GPU reset behavior on XGMI systems#

On AMD Instinct systems with XGMI-connected GPUs, a reset requested for one GPU can affect other devices depending on XGMI hive membership, PCIe topology, active peer-to-peer traffic, and platform firmware. Do not assume that amd-smi reset --gpureset provides per-GPU fault containment inside an XGMI hive.

For high availability, use OS-enforced access controls such as containers, cgroups, or VM passthrough to limit device access. Don’t rely on runtime visibility variables as a fault-isolation boundary.

What happens during GPU reset#

Single-GPU reset#

When recovery is performed for a GPU that is not part of an XGMI hive, the driver may be able to recover only the target device. The exact recovery sequence depends on the GPU generation, reset method, platform firmware, and driver version.

Hive-level effects#

If the GPU belongs to an XGMI hive, a reset can have effects beyond the selected device. Peer GPUs can be interrupted if the reset path requires XGMI link teardown, peer notification, or recovery of shared fabric state. Active peer-to-peer traffic can also cause peers to observe timeouts or link errors during recovery.

Don’t assume that amd-smi reset --gpureset provides per-GPU fault containment inside an XGMI hive. The actual blast radius depends on the GPU generation, reset method, driver path, firmware, PCIe topology, and workload traffic pattern.

KFD behavior during reset#

KFD manages compute queues and process GPU state via /dev/kfd. During recovery, KFD can evict queues and invalidate runtime state for affected devices. Applications should treat this as fatal for their ROCr/HIP contexts.

After recovery, applications must recreate all GPU state: queues, memory allocations, streams, and loaded kernels. The exact set of affected processes is driver- and platform-dependent.

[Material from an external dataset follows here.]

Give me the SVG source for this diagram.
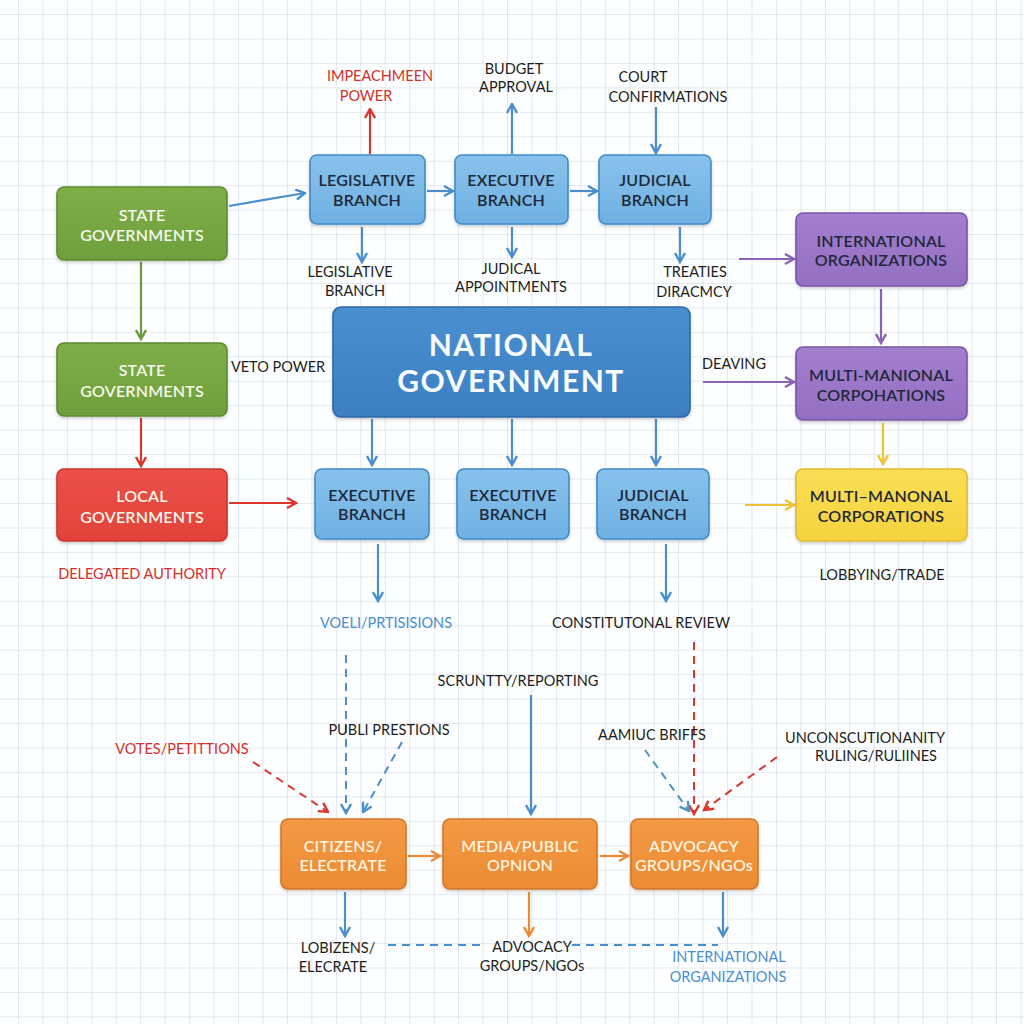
<svg xmlns="http://www.w3.org/2000/svg" width="1024" height="1024" viewBox="0 0 1024 1024">
<defs>
<pattern id="grid" x="18" y="14" width="24.45" height="24.45" patternUnits="userSpaceOnUse">
<path d="M0,0 H24.45 M0,0 V24.45" fill="none" stroke="#ccd4df" stroke-width="1.1"/>
</pattern>
<filter id="sh" x="-10%" y="-10%" width="120%" height="130%">
<feDropShadow dx="0" dy="2" stdDeviation="1.8" flood-color="#000" flood-opacity="0.18"/>
</filter>
<linearGradient id="gBlue" x1="0" y1="0" x2="0" y2="1"><stop offset="0" stop-color="#88c2ec"/><stop offset="1" stop-color="#6fb0e2"/></linearGradient>
<linearGradient id="gNat" x1="0" y1="0" x2="0" y2="1"><stop offset="0" stop-color="#4a8fd0"/><stop offset="1" stop-color="#3b7fc2"/></linearGradient>
<linearGradient id="gGreen" x1="0" y1="0" x2="0" y2="1"><stop offset="0" stop-color="#7fae48"/><stop offset="1" stop-color="#6f9f3c"/></linearGradient>
<linearGradient id="gRed" x1="0" y1="0" x2="0" y2="1"><stop offset="0" stop-color="#ec5148"/><stop offset="1" stop-color="#e2423a"/></linearGradient>
<linearGradient id="gPurple" x1="0" y1="0" x2="0" y2="1"><stop offset="0" stop-color="#a47ecf"/><stop offset="1" stop-color="#9470c2"/></linearGradient>
<linearGradient id="gYellow" x1="0" y1="0" x2="0" y2="1"><stop offset="0" stop-color="#fadf55"/><stop offset="1" stop-color="#f5d23e"/></linearGradient>
<linearGradient id="gOrange" x1="0" y1="0" x2="0" y2="1"><stop offset="0" stop-color="#f29a44"/><stop offset="1" stop-color="#ec8b33"/></linearGradient>
<marker id="aBlue" viewBox="0 0 12 12" refX="10.5" refY="6" markerWidth="12" markerHeight="12" markerUnits="userSpaceOnUse" orient="auto"><path d="M1.5,1 L10.5,6 L1.5,11" fill="none" stroke="#4a8fcc" stroke-width="2.4"/></marker>
<marker id="aRed" viewBox="0 0 12 12" refX="10.5" refY="6" markerWidth="12" markerHeight="12" markerUnits="userSpaceOnUse" orient="auto"><path d="M1.5,1 L10.5,6 L1.5,11" fill="none" stroke="#d9362e" stroke-width="2.4"/></marker>
<marker id="aGreen" viewBox="0 0 12 12" refX="10.5" refY="6" markerWidth="12" markerHeight="12" markerUnits="userSpaceOnUse" orient="auto"><path d="M1.5,1 L10.5,6 L1.5,11" fill="none" stroke="#6a9a3a" stroke-width="2.4"/></marker>
<marker id="aPurple" viewBox="0 0 12 12" refX="10.5" refY="6" markerWidth="12" markerHeight="12" markerUnits="userSpaceOnUse" orient="auto"><path d="M1.5,1 L10.5,6 L1.5,11" fill="none" stroke="#8a62b8" stroke-width="2.4"/></marker>
<marker id="aYellow" viewBox="0 0 12 12" refX="10.5" refY="6" markerWidth="12" markerHeight="12" markerUnits="userSpaceOnUse" orient="auto"><path d="M1.5,1 L10.5,6 L1.5,11" fill="none" stroke="#eec234" stroke-width="2.4"/></marker>
<marker id="aOrange" viewBox="0 0 12 12" refX="10.5" refY="6" markerWidth="12" markerHeight="12" markerUnits="userSpaceOnUse" orient="auto"><path d="M1.5,1 L10.5,6 L1.5,11" fill="none" stroke="#ee8a35" stroke-width="2.4"/></marker>
<marker id="aTeal" viewBox="0 0 12 12" refX="10.5" refY="6" markerWidth="12" markerHeight="12" markerUnits="userSpaceOnUse" orient="auto"><path d="M1.5,1 L10.5,6 L1.5,11" fill="none" stroke="#4a9ab8" stroke-width="2.4"/></marker>
</defs>
<style>
text{font-family:Lato,"Open Sans","Liberation Sans",sans-serif;text-anchor:middle}
.box{stroke-width:1.6;filter:url(#sh)}
.blue{fill:url(#gBlue);stroke:#3f8bc9}
.nat{fill:url(#gNat);stroke:#2c6aa8}
.green{fill:url(#gGreen);stroke:#5d8a30}
.red{fill:url(#gRed);stroke:#c9352d}
.purple{fill:url(#gPurple);stroke:#7854a6}
.yellow{fill:url(#gYellow);stroke:#e2bb2c}
.orange{fill:url(#gOrange);stroke:#d4762a}
.lbl{font-size:16px;font-weight:600;letter-spacing:0.2px}
.dk{fill:#1d2838}
.lt{fill:#f6f8ec}
.or{fill:#fff3e2}
.cap{font-size:14.5px;fill:#1e1e22}
.capR{font-size:14.5px;fill:#d3302a}
.capB{font-size:14.5px;fill:#4a8fcc}
.ln{fill:none;stroke-width:2.2}
.sb{stroke:#4a8fcc}
.sr{stroke:#d9362e}
.sg{stroke:#6a9a3a}
.sp{stroke:#8a62b8}
.sy{stroke:#eec234}
.so{stroke:#ee8a35}
.st{stroke:#4a9ab8}
.dash{stroke-dasharray:8 6;stroke-width:2}
</style>
<rect width="1024" height="1024" fill="#fdfeff"/>
<rect width="1024" height="1024" fill="url(#grid)"/>

<g id="connectors">
<line class="ln sb" x1="229" y1="206" x2="305" y2="193" marker-end="url(#aBlue)"/>
<line class="ln sg" x1="141" y1="262" x2="141" y2="339" marker-end="url(#aGreen)"/>
<line class="ln sr" x1="141" y1="418" x2="141" y2="466" marker-end="url(#aRed)"/>
<line class="ln sr" x1="229" y1="503" x2="296" y2="503" marker-end="url(#aRed)"/>
<line class="ln sb" x1="427" y1="191" x2="453" y2="191" marker-end="url(#aBlue)"/>
<line class="ln sb" x1="570" y1="191" x2="597" y2="191" marker-end="url(#aBlue)"/>
<line class="ln sr" x1="370" y1="154" x2="370" y2="109" marker-end="url(#aRed)"/>
<line class="ln sb" x1="512" y1="154" x2="512" y2="104" marker-end="url(#aBlue)"/>
<line class="ln sb" x1="656" y1="107" x2="656" y2="153" marker-end="url(#aBlue)"/>
<line class="ln sb" x1="362" y1="227" x2="362" y2="262" marker-end="url(#aBlue)"/>
<line class="ln sb" x1="512" y1="227" x2="512" y2="257" marker-end="url(#aBlue)"/>
<line class="ln sb" x1="680" y1="227" x2="680" y2="262" marker-end="url(#aBlue)"/>
<line class="ln sp" x1="739" y1="259" x2="794" y2="259" marker-end="url(#aPurple)"/>
<line class="ln sp" x1="881" y1="289" x2="881" y2="343" marker-end="url(#aPurple)"/>
<line class="ln sp" x1="703" y1="382" x2="794" y2="382" marker-end="url(#aPurple)"/>
<line class="ln sy" x1="883" y1="423" x2="883" y2="464" marker-end="url(#aYellow)"/>
<line class="ln sy" x1="745" y1="505" x2="794" y2="505" marker-end="url(#aYellow)"/>
<line class="ln sb" x1="372" y1="419" x2="372" y2="465" marker-end="url(#aBlue)"/>
<line class="ln sb" x1="512" y1="419" x2="512" y2="465" marker-end="url(#aBlue)"/>
<line class="ln sb" x1="656" y1="419" x2="656" y2="465" marker-end="url(#aBlue)"/>
<line class="ln sb" x1="378" y1="544" x2="378" y2="601" marker-end="url(#aBlue)"/>
<line class="ln sb" x1="666" y1="544" x2="666" y2="601" marker-end="url(#aBlue)"/>
<line class="ln sb dash" x1="346" y1="655" x2="346" y2="813" marker-end="url(#aBlue)"/>
<line class="ln sb dash" x1="402" y1="742" x2="363" y2="812" marker-end="url(#aBlue)"/>
<line class="ln sr dash" x1="253" y1="762" x2="328" y2="812" marker-end="url(#aRed)"/>
<line class="ln sb" x1="531" y1="695" x2="531" y2="814" marker-end="url(#aBlue)"/>
<line class="ln sr dash" x1="694" y1="642" x2="694" y2="814" marker-end="url(#aRed)"/>
<line class="ln st dash" x1="645" y1="750" x2="689" y2="811" marker-end="url(#aTeal)"/>
<line class="ln sr dash" x1="777" y1="757" x2="704" y2="810" marker-end="url(#aRed)"/>
<line class="ln so" x1="408" y1="856" x2="440" y2="856" marker-end="url(#aOrange)"/>
<line class="ln so" x1="600" y1="856" x2="628" y2="856" marker-end="url(#aOrange)"/>
<line class="ln sb" x1="345" y1="892" x2="345" y2="936" marker-end="url(#aBlue)"/>
<line class="ln so" x1="529" y1="892" x2="529" y2="936" marker-end="url(#aOrange)"/>
<line class="ln sb" x1="723" y1="892" x2="723" y2="936" marker-end="url(#aBlue)"/>
<line class="ln sb dash" x1="388" y1="945" x2="481" y2="945"/>
<line class="ln sb dash" x1="572" y1="945" x2="718" y2="945"/>
</g>

<g id="state-gov-1"><rect class="box green" x="57" y="187" width="170" height="73" rx="7"/><text class="lbl lt" x="142" y="221">STATE<tspan x="142" y="241">GOVERNMENTS</tspan></text></g>
<g id="state-gov-2"><rect class="box green" x="57" y="343" width="170" height="73" rx="7"/><text class="lbl lt" x="142" y="376">STATE<tspan x="142" y="397">GOVERNMENTS</tspan></text></g>
<g id="local-gov"><rect class="box red" x="57" y="469" width="170" height="72" rx="7"/><text class="lbl lt" x="142" y="502">LOCAL<tspan x="142" y="523">GOVERNMENTS</tspan></text></g>

<g id="legislative-top"><rect class="box blue" x="310" y="155" width="115" height="69" rx="7"/><text class="lbl dk" x="367" y="186">LEGISLATIVE<tspan x="367" y="205.5">BRANCH</tspan></text></g>
<g id="executive-top"><rect class="box blue" x="455" y="155" width="113" height="69" rx="7"/><text class="lbl dk" x="511" y="186">EXECUTIVE<tspan x="511" y="205.5">BRANCH</tspan></text></g>
<g id="judicial-top"><rect class="box blue" x="599" y="155" width="112" height="69" rx="7"/><text class="lbl dk" x="655" y="186">JUDICIAL<tspan x="655" y="205.5">BRANCH</tspan></text></g>

<g id="national-gov"><rect class="box nat" x="333" y="307" width="357" height="110" rx="8"/><text x="511" y="356" font-size="30" font-weight="700" letter-spacing="1.5" fill="#f8fbff">NATIONAL<tspan x="511" y="392">GOVERNMENT</tspan></text></g>

<g id="executive-mid-1"><rect class="box blue" x="315" y="469" width="114" height="70" rx="7"/><text class="lbl dk" x="372" y="501">EXECUTIVE<tspan x="372" y="520">BRANCH</tspan></text></g>
<g id="executive-mid-2"><rect class="box blue" x="457" y="469" width="112" height="70" rx="7"/><text class="lbl dk" x="513" y="501">EXECUTIVE<tspan x="513" y="520">BRANCH</tspan></text></g>
<g id="judicial-mid"><rect class="box blue" x="597" y="469" width="112" height="70" rx="7"/><text class="lbl dk" x="653" y="501">JUDICIAL<tspan x="653" y="520">BRANCH</tspan></text></g>

<g id="intl-orgs"><rect class="box purple" x="796" y="213" width="171" height="73" rx="7"/><text class="lbl dk" x="881" y="247">INTERNATIONAL<tspan x="881" y="266">ORGANIZATIONS</tspan></text></g>
<g id="multinational-purple"><rect class="box purple" x="796" y="347" width="171" height="73" rx="7"/><text class="lbl dk" x="881" y="381">MULTI-MANIONAL<tspan x="881" y="401">CORPOHATIONS</tspan></text></g>
<g id="multinational-yellow"><rect class="box yellow" x="796" y="469" width="171" height="72" rx="7"/><text class="lbl dk" x="881" y="502">MULTI–MANONAL<tspan x="881" y="522">CORPORATIONS</tspan></text></g>

<g id="citizens"><rect class="box orange" x="281" y="819" width="125" height="70" rx="7"/><text class="lbl or" x="343" y="852">CITIZENS/<tspan x="343" y="871">ELECTRATE</tspan></text></g>
<g id="media"><rect class="box orange" x="443" y="819" width="154" height="70" rx="7"/><text class="lbl or" x="520" y="852">MEDIA/PUBLIC<tspan x="520" y="871">OPNION</tspan></text></g>
<g id="advocacy"><rect class="box orange" x="631" y="819" width="127" height="70" rx="7"/><text class="lbl or" x="694" y="852">ADVOCACY<tspan x="694" y="871">GROUPS/NGOs</tspan></text></g>

<g id="labels">
<text class="capR" x="380" y="81">IMPEACHMEEN<tspan x="366" y="101">POWER</tspan></text>
<text class="cap" x="514" y="74">BUDGET<tspan x="516" y="92">APPROVAL</tspan></text>
<text class="cap" x="643" y="82">COURT<tspan x="668" y="102">CONFIRMATIONS</tspan></text>
<text class="cap" x="350" y="277">LEGISLATIVE<tspan x="355" y="296">BRANCH</tspan></text>
<text class="cap" x="511" y="274">JUDICAL<tspan x="511" y="292">APPOINTMENTS</tspan></text>
<text class="cap" x="695" y="277">TREATIES<tspan x="694" y="297">DIRACMCY</tspan></text>
<text class="cap" x="278" y="372">VETO POWER</text>
<text class="cap" x="734" y="369">DEAVING</text>
<text class="capR" x="142" y="579">DELEGATED AUTHORITY</text>
<text class="cap" x="882" y="580">LOBBYING/TRADE</text>
<text class="capB" x="386" y="628">VOELI/PRTISISIONS</text>
<text class="cap" x="641" y="628">CONSTITUTONAL REVIEW</text>
<text class="cap" x="518" y="686">SCRUNTTY/REPORTING</text>
<text class="cap" x="389" y="735">PUBLI PRESTIONS</text>
<text class="capR" x="182" y="754">VOTES/PETITTIONS</text>
<text class="cap" x="652" y="740">AAMIUC BRIFFS</text>
<text class="cap" x="865" y="743">UNCONSCUTIONANITY<tspan x="876" y="761">RULING/RULIINES</tspan></text>
<text class="cap" x="338" y="953">LOBIZENS/<tspan x="333" y="972">ELECRATE</tspan></text>
<text class="cap" x="532" y="952">ADVOCACY<tspan x="532" y="971">GROUPS/NGOs</tspan></text>
<text class="capB" x="729" y="962">INTERNATIONAL<tspan x="728" y="982">ORGANIZATIONS</tspan></text>
</g>
</svg>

Why ROCR_VISIBLE_DEVICES is not fault isolation#

Tip

ROCR_VISIBLE_DEVICES is a list of device indices or UUIDs that will be exposed to applications using user mode ROCm.

ROCR_VISIBLE_DEVICES and HIP_VISIBLE_DEVICES are userspace runtime filters. They do not create a kernel-enforced isolation boundary and do not change the underlying reset domain managed by the kernel driver.

A process restricted with ROCR_VISIBLE_DEVICES=0,1 can still be affected by reset recovery outside that visible set, depending on driver behavior and platform topology. Use OS-enforced access controls for workload isolation.

Handling reset events#

Affected processes should not rely on partial ROCr/HIP runtime recovery after a GPU reset. In general, they must:

  1. Close all GPU handles and ROCr/HIP contexts.

  2. Reopen /dev/kfd (by reinitializing the ROCr/HIP runtime).

  3. Reallocate device memory and reload kernel state.

Checkpointing GPU state to host memory before reset enables faster recovery but still requires full ROCr reinitialization.